After finalizing our room, we immediately left with our auto driver to witness the mesmerizing sunrise from a small hilltop which was 5 KMs away from our accommodation. We had to hike a little. Thankfully we reached on time to experience and capture the breathtaking Sunrise. That moment was quite memorable. I will personally suggest readers not to miss such amazing moment during your stay in Hampi & if you are going to spend more than one day in Hampi, then I would suggest you to view sunrise from Matang Hill. It is the highest point in that vicinity. First rays of the Sun brought life to heaps of ancient boulders. Day break unveiled magnificent canvas of stunning ruins of Vijayanagar. I was completely smitten by first encounter with Hampi at Daybreak. After clicking numerous photographs from hilltop we got down, went to the Malyawanth Raghunath Temple and returned to our accommodation. We freshened up, had some coffee in a small (but expensive) restaurant nearby. Till then our auto driver brought another autorickshaw driver for us. New autowallah’s name was Vikram Dikshit and the best part was that he was better acquainted with English.
We started from Kadalekalu Ganesa- a 15 feet tall monolithic giant statue of Ganesha was really a must watch, from there we headed towards one of the significant spot viz. Hemakuta hills where we came across Sasivekalu Ganesa (Musterd Seed Ganseha) at foothills. This idol is also 8 feet tall; unlike Kadalekalu Ganesha it is built in open pavilion. From backside, this statue looks like Lord Ganesha sitting in a lap of his mother- goddess Parvathi. Carving inconspicuous presence of Parvathi highlights difference of this structure.
There are many temples and mandapas, Gopuras can be seen on Hemkuta hills. Sunset from this hill is memorable as well. One of the sacred places of this lost city is Virupaksha Temple. We visited this majestic temple in evening.
Hampi boulders are considered to be one of the oldest stones of this planet. There are several myths that have been born around these structures. ‘Sister Stones’ is one of such structures, it is said that these boulders who had been cursed and ended up like this.
I must say if I decide to describe each and every structure of Hampi, I will definitely end up in writing a big book.
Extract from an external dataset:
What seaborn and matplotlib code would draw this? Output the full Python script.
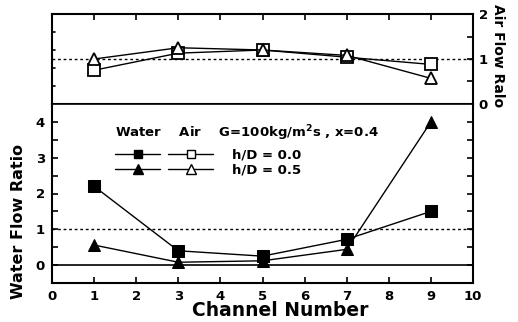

But, to note a few Ugra Narsimha Shrine (which is one of the most popular structure of Hampi), Badavi Linga (Near 3 Meter High Shiv Linga, lower part is covered by water), royal enclosure, queen’s bath, elephant stable, Pansupari Bazaar, Mahanavami Dibba (an elevated platform for king to watch Vijayadashmi festivities), public bath, a stepped tank (Pushkarni) near Mahanavmi Dibba is wonderful construction. Among this crowd of temples, mandapas and markets one ruined market forced me to look at my rich heritage with different perspective and that was Courtesans street. Just near the Achyutraya temple an half a kilometer long row of pillars leading to vast stepped tank is nothing but market of various commodities like diamonds, gems, pearls, ivory and… Prostitutes.
Stepped tank at the end of this market is called Pushkarani. A small rectangular pavilion is built on a platform in the middle of the tank.
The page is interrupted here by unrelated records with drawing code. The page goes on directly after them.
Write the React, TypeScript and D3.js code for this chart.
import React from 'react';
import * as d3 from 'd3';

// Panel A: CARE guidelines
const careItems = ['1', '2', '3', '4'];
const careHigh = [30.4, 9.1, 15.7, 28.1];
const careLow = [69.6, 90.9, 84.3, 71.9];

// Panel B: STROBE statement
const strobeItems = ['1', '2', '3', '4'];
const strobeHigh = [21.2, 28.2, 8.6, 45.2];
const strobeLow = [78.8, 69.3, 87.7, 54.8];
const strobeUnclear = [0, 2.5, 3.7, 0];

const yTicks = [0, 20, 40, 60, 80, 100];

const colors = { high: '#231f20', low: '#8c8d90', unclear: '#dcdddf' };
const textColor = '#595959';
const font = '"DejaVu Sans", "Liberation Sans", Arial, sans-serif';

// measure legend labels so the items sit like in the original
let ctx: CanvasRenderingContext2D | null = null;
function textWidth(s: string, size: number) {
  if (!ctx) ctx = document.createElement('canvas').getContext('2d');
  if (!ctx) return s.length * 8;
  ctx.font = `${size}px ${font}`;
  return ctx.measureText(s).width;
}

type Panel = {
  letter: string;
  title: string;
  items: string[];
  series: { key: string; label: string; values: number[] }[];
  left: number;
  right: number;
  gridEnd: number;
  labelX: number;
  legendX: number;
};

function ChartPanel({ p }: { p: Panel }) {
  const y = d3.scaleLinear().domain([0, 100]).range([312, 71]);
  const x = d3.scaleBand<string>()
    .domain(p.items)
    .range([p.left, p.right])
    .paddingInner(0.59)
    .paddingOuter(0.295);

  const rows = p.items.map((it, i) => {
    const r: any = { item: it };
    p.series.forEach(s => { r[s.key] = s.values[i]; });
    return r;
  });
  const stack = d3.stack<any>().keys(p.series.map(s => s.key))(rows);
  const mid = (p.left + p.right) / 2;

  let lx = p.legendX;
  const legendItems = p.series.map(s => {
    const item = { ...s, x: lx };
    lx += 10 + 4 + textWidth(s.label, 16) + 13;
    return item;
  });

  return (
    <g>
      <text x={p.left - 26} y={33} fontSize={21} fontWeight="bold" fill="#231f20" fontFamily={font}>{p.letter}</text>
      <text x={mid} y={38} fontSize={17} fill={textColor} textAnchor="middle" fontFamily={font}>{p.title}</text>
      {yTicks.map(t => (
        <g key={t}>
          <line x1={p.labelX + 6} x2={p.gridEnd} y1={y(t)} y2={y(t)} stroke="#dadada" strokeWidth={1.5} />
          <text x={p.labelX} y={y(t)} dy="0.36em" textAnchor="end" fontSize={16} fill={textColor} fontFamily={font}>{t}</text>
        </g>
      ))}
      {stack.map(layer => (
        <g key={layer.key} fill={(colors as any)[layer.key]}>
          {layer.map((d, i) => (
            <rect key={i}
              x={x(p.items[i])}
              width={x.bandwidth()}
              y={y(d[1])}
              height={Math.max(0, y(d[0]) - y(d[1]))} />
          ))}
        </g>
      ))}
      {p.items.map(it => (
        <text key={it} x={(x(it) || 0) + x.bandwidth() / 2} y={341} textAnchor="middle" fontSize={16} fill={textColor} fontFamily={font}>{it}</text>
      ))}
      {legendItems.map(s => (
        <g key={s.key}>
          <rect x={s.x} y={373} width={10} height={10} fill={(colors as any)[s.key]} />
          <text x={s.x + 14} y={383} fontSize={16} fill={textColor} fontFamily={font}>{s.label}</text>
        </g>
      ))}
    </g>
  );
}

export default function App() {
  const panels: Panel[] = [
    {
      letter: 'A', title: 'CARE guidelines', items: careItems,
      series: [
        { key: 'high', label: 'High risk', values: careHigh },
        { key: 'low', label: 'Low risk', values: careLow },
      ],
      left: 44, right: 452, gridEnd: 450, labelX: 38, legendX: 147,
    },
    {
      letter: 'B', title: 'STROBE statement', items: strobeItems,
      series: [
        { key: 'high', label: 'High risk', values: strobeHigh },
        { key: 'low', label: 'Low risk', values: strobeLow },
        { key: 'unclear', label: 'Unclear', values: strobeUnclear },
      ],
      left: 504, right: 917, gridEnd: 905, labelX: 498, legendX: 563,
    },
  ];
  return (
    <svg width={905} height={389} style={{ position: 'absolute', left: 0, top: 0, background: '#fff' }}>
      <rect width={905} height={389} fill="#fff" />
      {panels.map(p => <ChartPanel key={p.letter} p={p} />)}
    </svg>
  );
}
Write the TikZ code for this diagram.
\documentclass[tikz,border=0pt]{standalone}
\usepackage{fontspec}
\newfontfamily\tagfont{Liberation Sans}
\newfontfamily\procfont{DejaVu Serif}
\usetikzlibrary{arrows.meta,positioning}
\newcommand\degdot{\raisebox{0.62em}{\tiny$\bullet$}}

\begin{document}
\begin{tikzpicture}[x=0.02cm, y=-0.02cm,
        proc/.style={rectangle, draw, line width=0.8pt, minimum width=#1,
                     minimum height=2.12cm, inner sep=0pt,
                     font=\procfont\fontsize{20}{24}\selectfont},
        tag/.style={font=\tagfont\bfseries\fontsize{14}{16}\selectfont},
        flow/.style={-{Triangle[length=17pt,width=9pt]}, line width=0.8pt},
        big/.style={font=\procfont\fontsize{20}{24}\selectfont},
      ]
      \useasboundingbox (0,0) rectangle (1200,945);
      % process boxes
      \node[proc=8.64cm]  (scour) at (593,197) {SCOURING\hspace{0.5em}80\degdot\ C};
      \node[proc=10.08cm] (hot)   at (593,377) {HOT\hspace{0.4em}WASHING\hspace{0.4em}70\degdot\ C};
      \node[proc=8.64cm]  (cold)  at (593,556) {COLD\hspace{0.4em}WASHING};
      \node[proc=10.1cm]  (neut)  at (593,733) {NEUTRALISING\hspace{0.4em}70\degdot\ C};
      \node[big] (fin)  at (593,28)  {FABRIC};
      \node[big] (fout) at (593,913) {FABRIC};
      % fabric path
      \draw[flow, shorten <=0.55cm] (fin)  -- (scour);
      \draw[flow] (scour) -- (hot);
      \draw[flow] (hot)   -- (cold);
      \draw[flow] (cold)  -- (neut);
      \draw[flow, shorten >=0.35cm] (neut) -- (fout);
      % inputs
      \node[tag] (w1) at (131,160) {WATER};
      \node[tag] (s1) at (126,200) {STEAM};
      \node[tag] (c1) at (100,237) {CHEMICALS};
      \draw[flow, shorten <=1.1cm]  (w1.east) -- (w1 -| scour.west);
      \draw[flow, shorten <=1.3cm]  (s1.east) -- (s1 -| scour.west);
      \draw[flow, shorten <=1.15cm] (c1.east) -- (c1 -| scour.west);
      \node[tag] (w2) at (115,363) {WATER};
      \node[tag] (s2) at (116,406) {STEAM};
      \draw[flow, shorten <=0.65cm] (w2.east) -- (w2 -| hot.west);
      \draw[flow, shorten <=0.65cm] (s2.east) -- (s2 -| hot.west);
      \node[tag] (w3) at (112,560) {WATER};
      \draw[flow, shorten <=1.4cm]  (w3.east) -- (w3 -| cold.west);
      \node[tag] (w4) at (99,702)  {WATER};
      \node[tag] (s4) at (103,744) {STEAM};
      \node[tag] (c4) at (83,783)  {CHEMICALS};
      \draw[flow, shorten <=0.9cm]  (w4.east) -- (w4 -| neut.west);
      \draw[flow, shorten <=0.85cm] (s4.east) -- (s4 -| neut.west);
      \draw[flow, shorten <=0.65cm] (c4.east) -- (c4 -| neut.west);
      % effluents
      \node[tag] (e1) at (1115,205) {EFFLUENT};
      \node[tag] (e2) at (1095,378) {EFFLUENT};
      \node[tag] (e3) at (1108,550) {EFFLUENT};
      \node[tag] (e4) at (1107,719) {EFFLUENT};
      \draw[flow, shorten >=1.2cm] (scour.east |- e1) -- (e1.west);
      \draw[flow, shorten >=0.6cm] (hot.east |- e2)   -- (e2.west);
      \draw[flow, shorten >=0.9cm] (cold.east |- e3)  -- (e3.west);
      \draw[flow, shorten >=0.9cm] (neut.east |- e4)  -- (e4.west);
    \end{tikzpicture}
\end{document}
Near the bank of Tungbhadra, we arrived to Vijaya Vitthal temple Complex which had one of the constructions which now have become a symbol of the state- stone chariot. Stone tires and elephants engraved in boulder facing the temple as well as steps carved climbing to the top enclosure of this chariot.
In the same vicinity we came across centuries old architectural marvel. Kalyan Mandapa (Wedding platform) situated near Vitthal temple is having 56 musical stone pillars. Just gently patted on these pillars and they resonate soothing musical tunes. The sound from these pillars was equivalent to the music played by the DJs of 21st century.
As we were walking parallel to Tungabhadra we reached to Veerbhadra temple. One of the tourist attractions here is coracle ride in the river. Due to time constraint, I had to give a miss to this ride.
Hampi is so vast that one visit cannot satisfy the hungry traveller’s soul. But if you have less time in hand, you must ensure that your itinerary has the places that I have mentioned. Before returning to Hospet we again had a strong coffee in market, watching foreigners shopping around purchasing spiritual artefacts, purses, clothes etc.
Even after reaching Hospet, I could not get over the mesmerizing effect that the metropolis of Hampi had had on me. A visit to this largest open air museum will give you a feeling that you have just come out of a time travel machine. Therefore, my advice to all travellers to include Hampi in their must visit list of places.